Los únicos que tienen el poder de resucitar a sus muertos son los indios. En el Altiplano, los campesinos siembran flores amarillas y con ellas hacen caminos desde los panteones hasta sus casas, donde tienen preparados los altares y las ofrendas con las comidas preferidas de los difuntos.
Pero fue en Chiapas donde asistí a la ceremonia mortuoria más impresionante que haya presenciado entre los indios. Esta se inició en la casa del principal (el presidente de Chamula) y me acompañó un intérprete. Al fondo se alzaba el enorme altar, cargado de platos, de panes, de frutas, de flores y de velas parpadeantes.
Sentados en una cama de tablas, estaban los dos hijos de Domingo vestidos de mashes. Sobre el pañuelo blanco amarrado a la cabeza llevan el enorme gorro de piel de mono, sujeto con un barbiquejo; una casaca de largos faldones, calzones blancos y huaraches componen el atuendo de estos personajes, mitad chamulas, mitad granaderos de Napoleón, cuyo papel parece consistir en alegrar las fiestas imitando lo mejor que pueden las cabriolas y las gesticulaciones de los monos. Ya al mediodía nos dirigimos al cementerio y contemplé una ceremonia casi increíble. No había menos de 300 mashes entre niños y adultos. Los niños, borrachos, bailaban sin cesar soplando alocadamente en sus organillos de boca. Los grandes mashes golpeaban sus tambores, tocaban acordeones y guitarras, saltando, gesticulando, lanzando prolongados aullidos. En cambio, las mujeres, postradas en las tumbas de sus maridos gemían bañadas en lágrimas y decían en tono de salmodia:
-Ay Dios, te fuiste y no te volveremos a ver. Gracias, Pedro, que nos dejaste de comer, que nos enseñaste a buscarnos la comida. Tus hijitas crecen y no les falta nada. Cuídate mucho, Pedro, allá lejos, donde te encuentras y pídele a Dios que nos vaya bien como hasta hoy nos ha ido.
Otra mujer gritaba:
-Tus hijitos me piden de comer y a veces no tengo nada que darles. Me duele el corazón no poderles dar las tortillas, el pozol, los frijoles a que tú los tenías acostumbrados. Ah, pídele a Dios por mí, por mis hijitos, por todos nosotros.

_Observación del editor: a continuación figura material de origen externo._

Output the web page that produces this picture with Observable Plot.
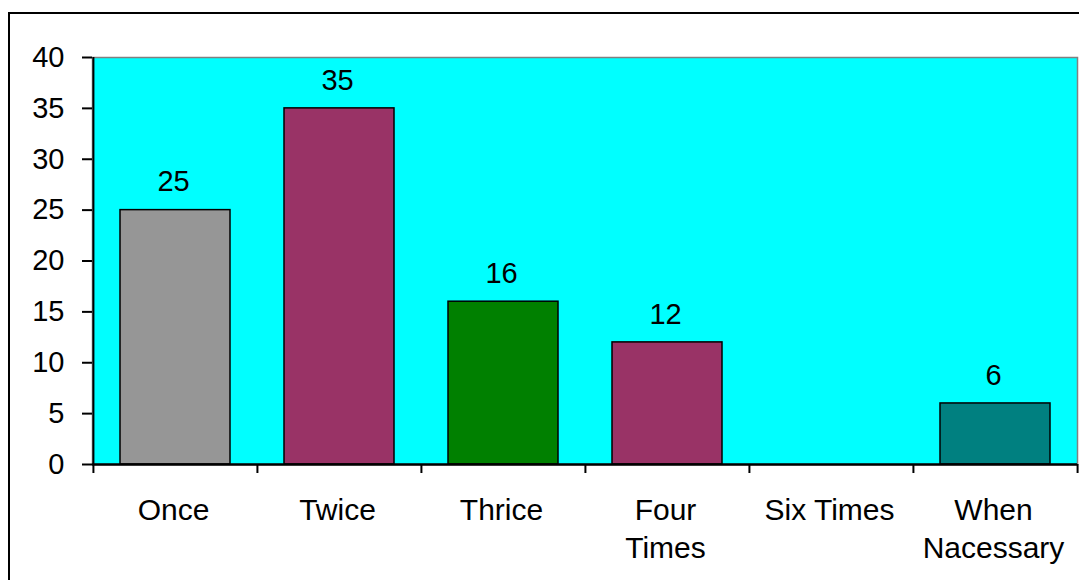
<!DOCTYPE html>
<html><head><meta charset="utf-8">
<script src="https://cdn.jsdelivr.net/npm/d3@7"></script>
<script src="https://cdn.jsdelivr.net/npm/@observablehq/plot@0.6"></script>
<style>
body{margin:0;background:#fff;overflow:hidden;font-family:"Liberation Sans",Arial,sans-serif;}
#wrap{position:relative;width:1079px;height:580px;overflow:hidden;}
#border{position:absolute;left:8px;top:12px;width:1100px;height:620px;border:2px solid #000;box-sizing:border-box;pointer-events:none;}
#chart{position:absolute;left:0;top:0;}
</style></head>
<body><div id="wrap"><div id="border"></div><div id="chart"></div></div>
<script>
const categories = ["Once", "Twice", "Thrice", "Four Times", "Six Times", "When Nacessary"];
const tickLabels = ["Once", "Twice", "Thrice", "Four\nTimes", "Six Times", "When\nNacessary"];
const values = [25, 35, 16, 12, null, 6];
const colors = ["#969696", "#993366", "#008000", "#993366", "#993366", "#008080"];
const yTicks = [0, 5, 10, 15, 20, 25, 30, 35, 40];

const data = categories.map((c, i) => ({cat: c, value: values[i], color: colors[i]})).filter(d => d.value != null);

const W = 1079, H = 580, mL = 92, mR = 2, mT = 57, mB = 116;
const step = (W - mL - mR) / categories.length;
const labelOf = new Map(categories.map((c, i) => [c, tickLabels[i]]));

const plot = Plot.plot({
  width: W, height: H,
  marginLeft: mL, marginRight: mR, marginTop: mT, marginBottom: mB,
  style: {fontFamily: '"Liberation Sans", Arial, sans-serif', fontSize: "29px", color: "#000", background: "transparent"},
  x: {domain: categories, paddingInner: 0.33, paddingOuter: 0.165, label: null},
  y: {domain: [0, 40], label: null},
  marks: [
    Plot.frame({fill: "#00FFFF", stroke: "#808080", strokeWidth: 1.5}),
    Plot.barY(data, {x: "cat", y: "value", fill: "color", stroke: "#000", strokeWidth: 1.5}),
    Plot.text(data, {x: "cat", y: "value", text: d => String(d.value), dy: -28, dx: -2, fill: "#000", fontSize: 29}),
    Plot.axisY({ticks: yTicks, tickSize: 10, tickPadding: 18, tickFormat: d => String(d), strokeWidth: 2, fontSize: 29}),
    Plot.axisX({tickSize: 0, tickPadding: 28, tickFormat: d => labelOf.get(d), lineHeight: 1.27, fontSize: 30, dx: -2}),
    // boundary ticks below the x axis
    Plot.ruleX(categories, {x: d => d, y1: 0, y2: 0, insetBottom: -9, dx: -step / 2, stroke: "#000", strokeWidth: 2}),
    Plot.ruleX(categories.slice(-1), {x: d => d, y1: 0, y2: 0, insetBottom: -9, dx: step / 2, stroke: "#000", strokeWidth: 2}),
    // y axis line
    Plot.ruleX(categories.slice(0, 1), {x: d => d, y1: 0, y2: 40, dx: -step / 2, stroke: "#000", strokeWidth: 2}),
    // x axis line
    Plot.ruleY([0], {stroke: "#000", strokeWidth: 2.5})
  ]
});
document.getElementById("chart").appendChild(plot);
</script></body></html>
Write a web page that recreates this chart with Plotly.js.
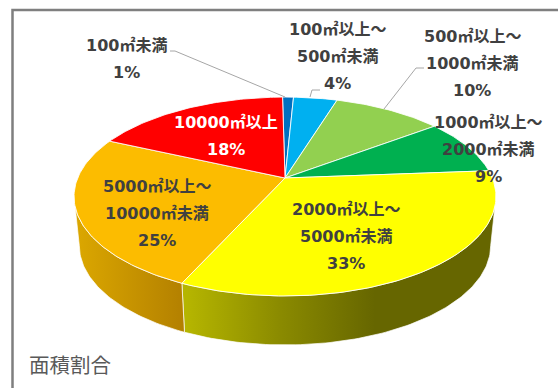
<!DOCTYPE html>
<html lang="ja">
<head>
<meta charset="utf-8">
<script src="https://cdn.plot.ly/plotly-3.0.1.min.js"></script>
<style>html,body{margin:0;padding:0;background:#fff;overflow:hidden}</style>
</head>
<body>
<div id="chart" style="width:558px;height:388px"></div>
<script>
// Floor-area share by lot size, clockwise from twelve o'clock
const categories = ['100㎡未満', '100㎡以上～|500㎡未満', '500㎡以上～|1000㎡未満', '1000㎡以上～|2000㎡未満',
                    '2000㎡以上～|5000㎡未満', '5000㎡以上～|10000㎡未満', '10000㎡以上'];
const shares = [1, 4, 10, 9, 33, 25, 18];
const topColors = ['#0070c0', '#00b0f0', '#92d050', '#00b050', '#ffff00', '#fcbc00', '#ff0000'];
const wallRamps = [null, null, null, null,
  [[0, '#b5b500'], [0.5, '#8a8a00'], [1, '#666600']],
  [[0, '#dca800'], [1, '#b38000']],
  null];
const labelColors = ['#404040', '#404040', '#404040', '#404040', '#404040', '#404040', '#ffffff'];
const labelCentres = [[126, 45], [337, 29], [472, 36], [488, 122], [346, 209], [157, 186], [226, 122]];
const leaders = [
  [[170, 175, 285], [51, 51, 97]],
  [[310, 312, 320], [97, 90, 90]],
  [[384, 416, 424], [109, 68, 68]]
];
const lineStep = 27.3;
const chartCaption = '面積割合';

// Projected disc: a unit circle tilted away from the viewer
const cx = 285, apexY = 178, rx = 207.3, ry = 96, tilt = 0.186;
const depth = 49, wallShrink = 0.975, startAngle = -0.8;
// Angles where the projected rim turns back: the wall is only seen between them
const sideAngle = Math.acos(-tilt) * 180 / Math.PI;

function project(deg, lower) {
  const t = deg * Math.PI / 180, u = Math.sin(t), v = Math.cos(t), w = 1 + tilt * v;
  const s = lower ? wallShrink : 1;
  return [cx + s * rx * u / w, apexY + (lower ? depth : 0) - ry * v / w];
}
function arc(a0, a1, lower) {
  const n = Math.max(2, Math.ceil(Math.abs(a1 - a0))), pts = [];
  for (let i = 0; i <= n; i++) pts.push(project(a0 + (a1 - a0) * i / n, lower));
  return pts;
}

const total = shares.reduce((a, b) => a + b, 0);
const walls = [], tops = [];
let acc = 0;
shares.forEach((share, i) => {
  const a0 = startAngle + acc / total * 360;
  acc += share;
  const a1 = startAngle + acc / total * 360;
  const rim = [[cx, apexY], ...arc(a0, a1, false), [cx, apexY]];
  tops.push({
    type: 'scatter', mode: 'lines', x: rim.map(p => p[0]), y: rim.map(p => p[1]),
    fill: 'toself', fillcolor: topColors[i], line: {color: 'rgba(255,255,255,0.85)', width: 1},
    hoverinfo: 'skip', showlegend: false
  });
  if (wallRamps[i]) {
    const w0 = Math.max(a0, sideAngle), w1 = Math.min(a1, 360 - sideAngle);
    const upper = arc(w0, w1, false);
    const shell = [...upper, ...arc(w1, w0, true), upper[0]];
    const xs = shell.map(p => p[0]);
    walls.push({
      type: 'scatter', mode: 'lines', x: xs, y: shell.map(p => p[1]),
      fill: 'toself',
      fillgradient: {type: 'horizontal', colorscale: wallRamps[i],
                     start: i === 4 ? 187 : Math.min(...xs), stop: i === 4 ? 375 : Math.max(...xs)},
      line: {color: 'rgba(255,255,255,0.7)', width: 1},
      hoverinfo: 'skip', showlegend: false
    });
  }
});

const leaderTraces = leaders.map(l => ({
  type: 'scatter', mode: 'lines', x: l[0], y: l[1],
  line: {color: '#a6a6a6', width: 1}, hoverinfo: 'skip', showlegend: false
}));

// One annotation per text line so the line pitch can be set exactly
const labelFont = '"DejaVu Sans","Noto Sans CJK JP",sans-serif';
const annotations = [];
categories.forEach((name, i) => {
  const lines = [...name.split('|'), shares[i] + '%'];
  lines.forEach((text, k) => annotations.push({
    xref: 'x', yref: 'y', x: labelCentres[i][0], y: labelCentres[i][1] + k * lineStep,
    text: '<b>' + text + '</b>', showarrow: false, xanchor: 'center', yanchor: 'middle',
    font: {family: labelFont, size: 16, color: labelColors[i]}
  }));
});
annotations.push({
  xref: 'x', yref: 'y', x: 27, y: 364, text: chartCaption, showarrow: false,
  xanchor: 'left', yanchor: 'middle',
  font: {family: '"Noto Sans CJK JP",sans-serif', size: 20.5, color: '#595959'}
});

const hidden = {visible: false, fixedrange: true};
Plotly.newPlot('chart', [...walls, ...tops, ...leaderTraces], {
  width: 558, height: 388,
  margin: {l: 0, r: 0, t: 0, b: 0},
  paper_bgcolor: '#ffffff', plot_bgcolor: '#ffffff',
  xaxis: {...hidden, range: [0, 558]},
  yaxis: {...hidden, range: [388, 0]},
  shapes: [{type: 'rect', xref: 'x', yref: 'y', x0: 12.5, y0: 10, x1: 600, y1: 430,
            line: {color: '#7f7f7f', width: 2.5}, layer: 'below'}],
  annotations
}, {staticPlot: true, displayModeBar: false});
</script>
</body>
</html>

Estalla el carnaval de la muerte. Los mashes chicos han terminado por emborracharse, quedándose tirados, con los brazos en cruz, durmiendo dulcemente. Los grandes mashes todavía aguantaban. Al son de tambores, acordeones y guitarras, gritando con sus enormes bocas desdentadas, ladeados los gorros de piel de mono, impenetrables los anteojos negros, saltaban cogidos de la mano en rondas endiabladas sin importarles los gemidos de las mujeres, sus diálogos con los muertos, sus gemidos estremecedores y sus lágrimas. De seguro, así recibiremos el juicio final.
¿Y nosotros los ``civilizados'' qué hacemos? Nos desayunamos y merendamos con chocolate y pan de muerto. A veces vamos a las tumbas de nuestros ancestros llevándoles flores y rezos. De esta forma terminan los días de difuntos, que son quizá de las principales fiestas de los mexicanos.